The good news for Boston is they get to play Game 5 (and 7, if it’s needed) at TD Garden, where they’ve won seven of 11 in these playoffs.

NHL PR has a couple of stats regarding the Bruins and playing at home.

  • “The Perfection Line” of Bergeron (4-2—6),  Marchand (3-6—9) and Pastrnak (3-4—7) have accounted for more than one-quarter of Boston’s tallies through 11 home games this postseason (10 of 37; 27.0%).
  • Four Boston players are averaging at least one point per game following a loss this postseason: Marchand (4-6—10 in 6 GP), Pastrnak (4-4—8 in 6 GP), Bergeron (4-4—8 in 6 GP) and Torey Krug (2-6—8 in 6 GP).

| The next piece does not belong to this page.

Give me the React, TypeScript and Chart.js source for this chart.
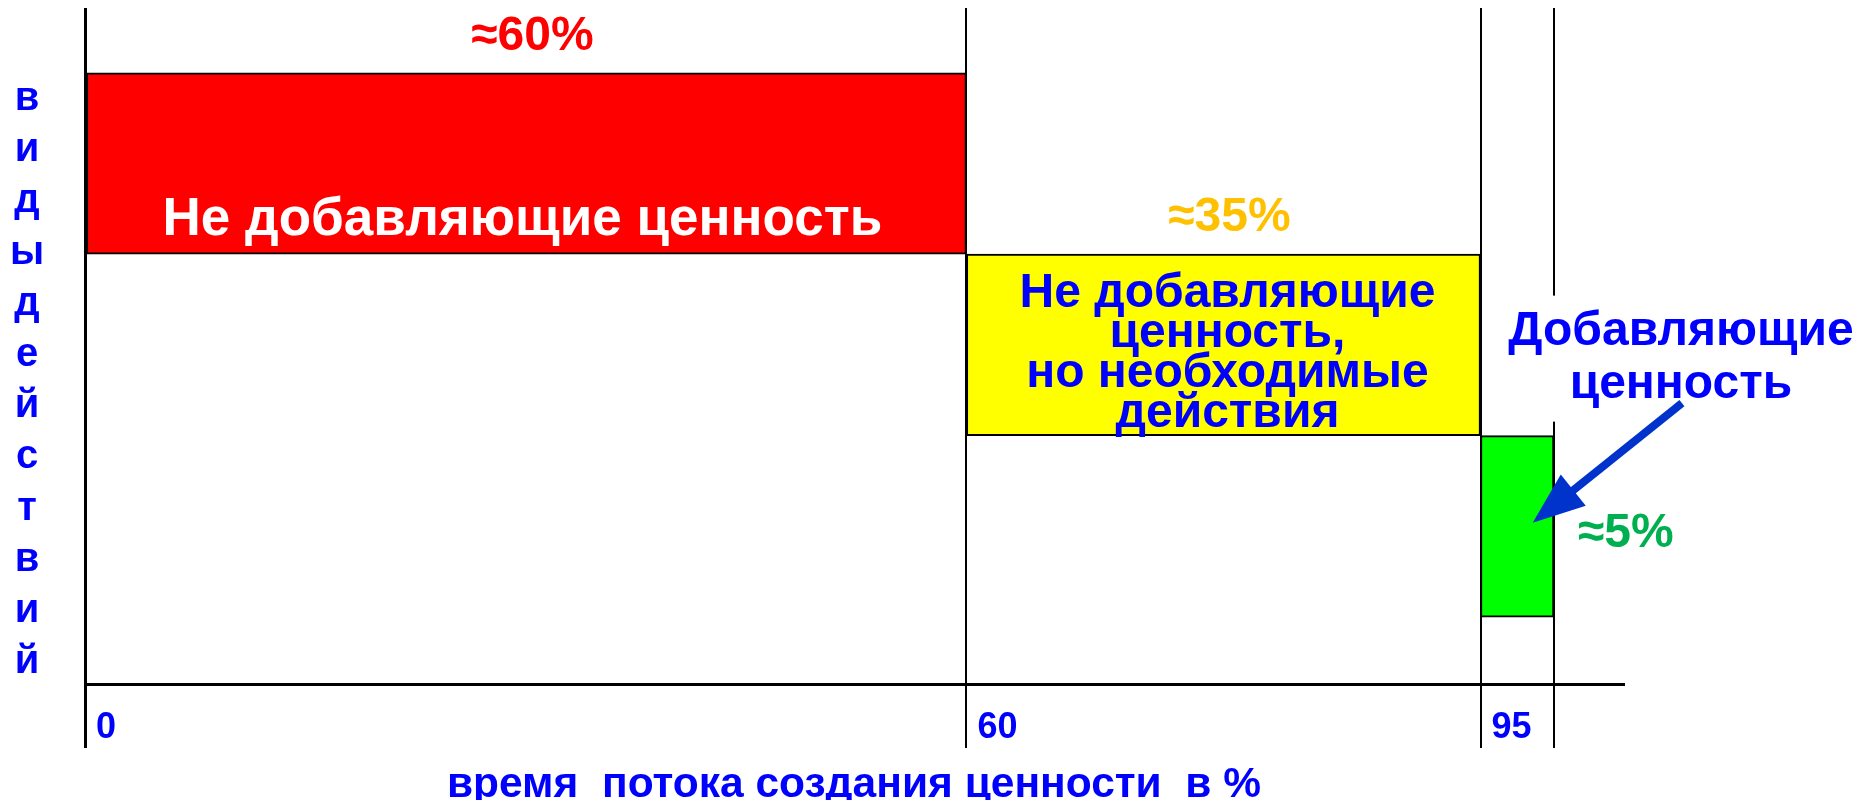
import React, { useEffect, useRef } from 'react';
import { Chart, registerables } from 'chart.js';

Chart.register(...registerables);

// ---- data ----
const segmentNames = [
  'Не добавляющие ценность',
  'Не добавляющие ценность, но необходимые действия',
  'Добавляющие ценность',
];
const segmentStart = [0, 60, 95];
const segmentEnd = [60, 95, 100];
const segmentLevel = [3, 2, 1];
const segmentColors = ['#FF0000', '#FFFF00', '#00FF00'];
const shareLabels = ['≈60%', '≈35%', '≈5%'];
const shareColors = ['#FF0000', '#FFC000', '#00B050'];
const barTextLines = [
  ['Не добавляющие ценность'],
  ['Не добавляющие', 'ценность,', 'но необходимые', 'действия'],
  ['Добавляющие', 'ценность'],
];
const barTextColors = ['#FFFFFF', '#0000FF', '#0000FF'];
const tickValues = [0, 60, 95, 100];
const tickLabels = ['0', '60', '95', ''];
const xTitle = 'время  потока создания ценности  в %';
const yTitle = 'виды действий';

const FAMILY = '"Liberation Sans", Arial, Helvetica, sans-serif';
const font = (s: number) => `bold ${s}px ${FAMILY}`;

const annotPlugin = {
  id: 'annot',
  afterDraw(chart: any) {
    const ctx: CanvasRenderingContext2D = chart.ctx;
    const ca = chart.chartArea;
    const meta = chart.getDatasetMeta(0);
    const bars = meta.data.map((el: any) => {
      const p = el.getProps(['x', 'y', 'base', 'height'], true);
      return {
        left: Math.min(p.x, p.base),
        right: Math.max(p.x, p.base),
        top: p.y - p.height / 2,
        bottom: p.y + p.height / 2,
        cx: (p.x + p.base) / 2,
        cy: p.y,
      };
    });
    ctx.save();

    // vertical stacked y title
    const letters = Array.from(yTitle).filter((c) => c !== ' ');
    ctx.font = font(40);
    ctx.fillStyle = '#0000FF';
    ctx.textAlign = 'center';
    ctx.textBaseline = 'alphabetic';
    letters.forEach((c, i) => ctx.fillText(c, ca.left - 58, ca.top + 102 + i * 51.2));

    // share labels
    ctx.font = font(48);
    bars.forEach((b: any, i: number) => {
      ctx.fillStyle = shareColors[i];
      if (i < 2) {
        ctx.textAlign = 'center';
        ctx.fillText(shareLabels[i], b.cx + 6, b.top - 23);
      } else {
        ctx.textAlign = 'left';
        ctx.fillText(shareLabels[i], b.right + 24, b.cy + 21);
      }
    });

    // red bar text
    {
      const b = bars[0];
      ctx.font = font(53);
      ctx.fillStyle = barTextColors[0];
      ctx.textAlign = 'center';
      ctx.fillText(barTextLines[0][0], b.cx - 4, b.bottom - 19);
    }
    // yellow bar text
    {
      const b = bars[1];
      ctx.font = font(48);
      ctx.fillStyle = barTextColors[1];
      ctx.textAlign = 'center';
      barTextLines[1].forEach((t, i) => ctx.fillText(t, b.cx + 4, b.top + 53 + i * 40));
    }
    // green bar text (outside, with white backing) + arrow
    {
      const b = bars[2];
      const x = b.right + 127;
      ctx.fillStyle = '#FFFFFF';
      ctx.fillRect(b.right - 50, b.top - 140, 370, 126);
      ctx.font = font(48);
      ctx.fillStyle = barTextColors[2];
      ctx.textAlign = 'center';
      barTextLines[2].forEach((t, i) => ctx.fillText(t, x, b.top - 91 + i * 53));

      const sx = b.right + 128, sy = b.top - 32.4;
      const tx = b.right - 21.3, ty = b.top + 87;
      const ang = Math.atan2(ty - sy, tx - sx);
      const headLen = 52, headHalf = 20;
      const bx = tx - headLen * Math.cos(ang), by = ty - headLen * Math.sin(ang);
      ctx.strokeStyle = '#0033CC';
      ctx.fillStyle = '#0033CC';
      ctx.lineWidth = 8;
      ctx.beginPath();
      ctx.moveTo(sx, sy);
      ctx.lineTo(bx + 5 * Math.cos(ang), by + 5 * Math.sin(ang));
      ctx.stroke();
      ctx.beginPath();
      ctx.moveTo(tx, ty);
      ctx.lineTo(bx + headHalf * Math.sin(ang), by - headHalf * Math.cos(ang));
      ctx.lineTo(bx - headHalf * Math.sin(ang), by + headHalf * Math.cos(ang));
      ctx.closePath();
      ctx.fill();
    }
    ctx.restore();
  },
};

export default function App() {
  const ref = useRef<HTMLCanvasElement | null>(null);
  useEffect(() => {
    if (!ref.current) return;
    const chart = new Chart(ref.current, {
      type: 'bar',
      data: {
        labels: segmentNames,
        datasets: [
          {
            data: segmentStart.map((s, i) => ({ x: [s, segmentEnd[i]], y: segmentLevel[i] })) as any,
            backgroundColor: segmentColors,
            borderColor: '#000000',
            borderWidth: 2,
            borderSkipped: false,
            categoryPercentage: 1,
            barPercentage: 1,
          },
        ],
      },
      options: {
        indexAxis: 'y',
        animation: false,
        responsive: false,
        events: [],
        layout: { padding: { left: 77, right: 231, top: 0, bottom: 0 } },
        plugins: {
          legend: { display: false },
          tooltip: { enabled: false },
          title: { display: false },
        },
        scales: {
          x: {
            type: 'linear',
            position: 'bottom',
            bounds: 'data',
            offset: false,
            min: 0,
            max: 104.7,
            afterBuildTicks: (s: any) => {
              s.ticks = tickValues.map((v) => ({ value: v }));
            },
            grid: {
              color: '#000000',
              lineWidth: (c: any) => (c.index === 0 ? 3 : 2),
              tickLength: 64,
              drawTicks: true,
              offset: false,
            },
            border: { display: true, color: '#000000', width: 3 },
            ticks: {
              autoSkip: false,
              maxRotation: 0,
              minRotation: 0,
              align: 'start',
              labelOffset: 11,
              padding: -42,
              color: '#0000FF',
              font: { family: FAMILY, size: 36, weight: 'bold' },
              callback: (_v: any, i: number) => tickLabels[i],
            },
            title: {
              display: true,
              text: xTitle,
              color: '#0000FF',
              font: { family: FAMILY, size: 42.5, weight: 'bold', lineHeight: 0.6 },
              padding: { top: 65.3, bottom: 10 },
            },
          },
          y: {
            type: 'linear',
            display: false,
            bounds: 'data',
            offset: false,
            grid: { offset: false },
            min: 0.131,
            max: 3.857,
            afterBuildTicks: (s: any) => {
              s.ticks = [...segmentLevel].sort((a, b) => a - b).map((v) => ({ value: v }));
            },
          },
        },
      } as any,
      plugins: [annotPlugin],
    });
    return () => chart.destroy();
  }, []);
  return (
    <div style={{ width: 1846, height: 800, marginBottom: -8 }}>
      <canvas ref={ref} width={1846} height={800} style={{ display: 'block' }} />
    </div>
  );
}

Another good omen is Tuukka Rask’s ability to bounce back in these playoffs.

Like Jordan Binnington 200 feet the other way, Rask ups the ante following a loss. He’s 5-1 with a 2.01 goals-against average and a .940 save percentage in the game after a loss.

A couple of adjustments might just prevent one team from winning two straight for the first time in this series.